Serving as the link between the steering column and the steering box, the steering shaft transfers motion from the steering wheel onto the steering system. It's designed to withstand constant movement and rotation for a long time. But eventually, it will show signs of wear and tear. A shaft that's worn out because of constant movement can make the steering wheel slack, jiggle, or .wander off., making a busted shaft a driving hazard. So before a broken shaft cause more serious steering problems, fix or replace it as soon as you can. If the shaft needs lubrication or has to be replaced, here's a step-by-step guide on how to remove it from your vehicle:

Tools needed:

  • Socket and ratchet
  • Wrench

Step 1: Locate the steering shaft.

Open the hood and locate the shaft. This is usually located between the steering column and the steering box, which are found at the engine bay's driver side. Check with your vehicle manual if you're having problems figuring out where exactly is the shaft located.

Step 2: Disconnect the steering shaft from the steering column.

Using a socket and ratchet, unbolt the shaft from the column. To remove it from the assembly, push the shaft towards the steering box and pull it up until it disconnects from the steering column.

Step 3: Disconnect it from the steering box.

Using an open-end wrench, unbolt the shaft from the steering box. Once the bolt is loosened and removed, you can now pull the shaft off of the engine bay.

Step 4: Lubricate the shaft (if necessary).

If your problem is a poorly lubricated shaft, inject some grease into it. Make sure to follow the manufacturer's instructions on how much grease to use. If replacing the shaft is the only solution, skip to the next step.

Step 5: Install the lubricated or new steering shaft.
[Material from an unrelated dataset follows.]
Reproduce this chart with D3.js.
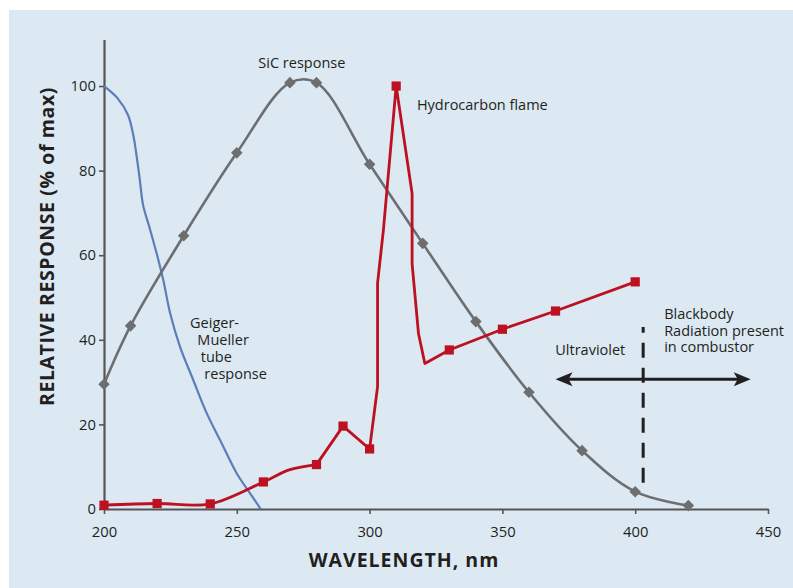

Installation is basically the reverse of removal. To attach the lubricated or new shaft, simply bolt it back in place, making sure that each end is securely linked back to the steering box and steering column.

Tips to keep in mind:

  • A good technique when troubleshooting a problematic shaft is to jack up your ride, let a buddy sit inside the car and turn the steering wheel while you're under the vehicle. Carefully look for unusual shaft movement, which could be a sign of a worn-out shaft.
  • Depending on your car make and model, you might need to remove additional parts in order to access the shaft. These can include the wiring under the dash since you might have to remove the steering wheel first, an auxiliary heater, and universal joints and clamps. Check your vehicle manual to check which parts you have to remove first.
  • Now's the perfect time to inspect other parts of the steering assembly for signs of damage or wear and tear. If other parts are showing signs of old age, fix or replace them immediately. A newly installed steering shaft will wear out faster if its connecting parts are malfunctioning.